Figure 9 and 10 show results of hardness measurements and tribological tests, respectively. TiC and Ti-Si-C bonded composites were characterized by much higher value of coefficient of friction up to 400 °C than diamond with TiB₂ and commercial material; also hardness of those materials dropped rapidly after tribological test at 600 °C. Coefficient of friction of diamond with TiB₂ bonding phase and commercial material up to 200 °C was very low (below 0.2), but above this temperature it rose to reach about 0.7 at 700 °C. Hardness of commercial material decreases with the increase of temperature (about 17 GPa at 700 °C in cobalt rich spots) to no measurable hardness at 800°, where TiB₂ bonded composite retained its properties up to 700 °C (~20 GPa at 800 °C). For all investigated materials, there is a significant rise in coefficient of friction above 600 °C. As indicated by investigations carried out, this is a result of more extensive oxidation above that temperature and material degradation linked with this process.

High-temperature XRD analysis and dilatometric research indicate that for the investigated diamond composites, TiO₂ and WO₃ oxides begin to form above 600 °C. W is present in the material from the milling process. TiC and Ti-Si-C bonded materials are very susceptible to this process of oxidation, their hardness drops absolutely after wear test at 600 °C, and coefficient of friction of these materials is above 0.4 even at room temperature.

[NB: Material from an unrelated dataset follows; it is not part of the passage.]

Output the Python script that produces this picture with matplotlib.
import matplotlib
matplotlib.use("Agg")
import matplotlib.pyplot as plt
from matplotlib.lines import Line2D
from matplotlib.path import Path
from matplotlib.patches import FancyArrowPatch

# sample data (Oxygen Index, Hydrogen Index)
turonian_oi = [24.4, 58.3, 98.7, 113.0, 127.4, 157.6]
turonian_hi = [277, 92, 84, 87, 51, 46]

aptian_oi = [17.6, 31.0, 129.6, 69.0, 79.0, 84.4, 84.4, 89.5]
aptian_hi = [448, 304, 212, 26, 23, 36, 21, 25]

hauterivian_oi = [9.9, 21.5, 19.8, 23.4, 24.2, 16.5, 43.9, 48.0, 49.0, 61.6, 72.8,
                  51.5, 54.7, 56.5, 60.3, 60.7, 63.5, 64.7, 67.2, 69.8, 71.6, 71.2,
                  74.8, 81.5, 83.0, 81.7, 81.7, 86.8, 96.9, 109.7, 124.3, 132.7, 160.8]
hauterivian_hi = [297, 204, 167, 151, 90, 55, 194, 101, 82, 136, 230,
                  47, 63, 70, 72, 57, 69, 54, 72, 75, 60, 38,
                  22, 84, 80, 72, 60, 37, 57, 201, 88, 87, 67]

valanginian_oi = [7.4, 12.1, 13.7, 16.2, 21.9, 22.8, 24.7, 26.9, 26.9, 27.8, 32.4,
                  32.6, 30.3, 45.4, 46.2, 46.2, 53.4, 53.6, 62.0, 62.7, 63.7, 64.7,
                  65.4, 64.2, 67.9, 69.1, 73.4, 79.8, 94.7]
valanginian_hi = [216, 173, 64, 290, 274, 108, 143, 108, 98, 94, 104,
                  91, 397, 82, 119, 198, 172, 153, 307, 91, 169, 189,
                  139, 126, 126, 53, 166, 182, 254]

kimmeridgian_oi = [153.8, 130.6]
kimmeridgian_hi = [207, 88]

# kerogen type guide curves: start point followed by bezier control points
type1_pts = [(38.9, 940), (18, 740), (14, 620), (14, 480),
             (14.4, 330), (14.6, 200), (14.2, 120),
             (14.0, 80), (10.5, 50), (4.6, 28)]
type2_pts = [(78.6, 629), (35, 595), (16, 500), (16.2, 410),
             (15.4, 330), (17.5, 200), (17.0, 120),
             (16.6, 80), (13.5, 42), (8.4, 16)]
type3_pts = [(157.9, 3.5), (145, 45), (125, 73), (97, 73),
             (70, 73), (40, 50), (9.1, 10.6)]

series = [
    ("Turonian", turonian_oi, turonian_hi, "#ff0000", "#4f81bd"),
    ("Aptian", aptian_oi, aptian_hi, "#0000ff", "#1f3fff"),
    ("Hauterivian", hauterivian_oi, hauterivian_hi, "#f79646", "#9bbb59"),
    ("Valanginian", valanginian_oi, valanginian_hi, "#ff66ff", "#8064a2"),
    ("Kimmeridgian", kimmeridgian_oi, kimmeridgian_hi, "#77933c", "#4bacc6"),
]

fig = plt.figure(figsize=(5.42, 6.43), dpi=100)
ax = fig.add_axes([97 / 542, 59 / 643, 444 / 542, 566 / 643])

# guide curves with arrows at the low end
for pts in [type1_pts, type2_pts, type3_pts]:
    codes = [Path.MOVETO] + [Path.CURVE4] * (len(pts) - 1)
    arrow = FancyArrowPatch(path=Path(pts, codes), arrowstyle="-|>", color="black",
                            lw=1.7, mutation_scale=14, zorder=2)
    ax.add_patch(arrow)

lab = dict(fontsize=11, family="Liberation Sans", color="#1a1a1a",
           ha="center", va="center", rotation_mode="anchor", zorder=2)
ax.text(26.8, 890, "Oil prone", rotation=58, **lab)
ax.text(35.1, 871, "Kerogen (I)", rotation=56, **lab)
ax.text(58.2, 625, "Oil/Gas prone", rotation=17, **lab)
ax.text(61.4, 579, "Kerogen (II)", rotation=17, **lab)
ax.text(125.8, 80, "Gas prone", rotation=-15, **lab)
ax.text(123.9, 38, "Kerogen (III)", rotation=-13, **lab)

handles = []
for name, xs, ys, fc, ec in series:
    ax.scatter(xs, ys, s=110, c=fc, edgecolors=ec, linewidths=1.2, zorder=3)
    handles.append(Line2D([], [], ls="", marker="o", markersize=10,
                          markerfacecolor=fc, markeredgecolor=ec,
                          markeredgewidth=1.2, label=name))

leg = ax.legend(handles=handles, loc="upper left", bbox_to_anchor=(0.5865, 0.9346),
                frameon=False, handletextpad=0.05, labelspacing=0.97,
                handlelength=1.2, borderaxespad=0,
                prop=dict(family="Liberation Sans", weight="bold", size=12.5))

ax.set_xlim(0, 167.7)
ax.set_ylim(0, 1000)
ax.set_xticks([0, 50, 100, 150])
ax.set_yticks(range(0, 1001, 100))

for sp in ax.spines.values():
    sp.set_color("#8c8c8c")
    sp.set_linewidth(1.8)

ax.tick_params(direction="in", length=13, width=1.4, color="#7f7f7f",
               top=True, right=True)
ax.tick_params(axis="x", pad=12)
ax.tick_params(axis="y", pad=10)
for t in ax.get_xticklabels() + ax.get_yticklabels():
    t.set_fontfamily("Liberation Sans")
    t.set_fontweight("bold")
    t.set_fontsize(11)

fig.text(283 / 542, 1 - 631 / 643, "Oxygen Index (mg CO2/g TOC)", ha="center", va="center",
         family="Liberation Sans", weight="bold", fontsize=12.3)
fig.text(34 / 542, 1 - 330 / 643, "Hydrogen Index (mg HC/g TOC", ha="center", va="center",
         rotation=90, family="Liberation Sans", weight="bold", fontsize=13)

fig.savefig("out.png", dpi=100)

The diamond composite with TiB₂ is more resistant to oxidation than TiC and Ti-Si-C system max phase bonded materials. This material friction behavior mirrors that of commercial PCD; moreover, it retains its hardness at higher temperatures. It is also visible that TiO₂ formation contributes to extensive material swelling and oxidation process causes a significant increase in coefficient of friction.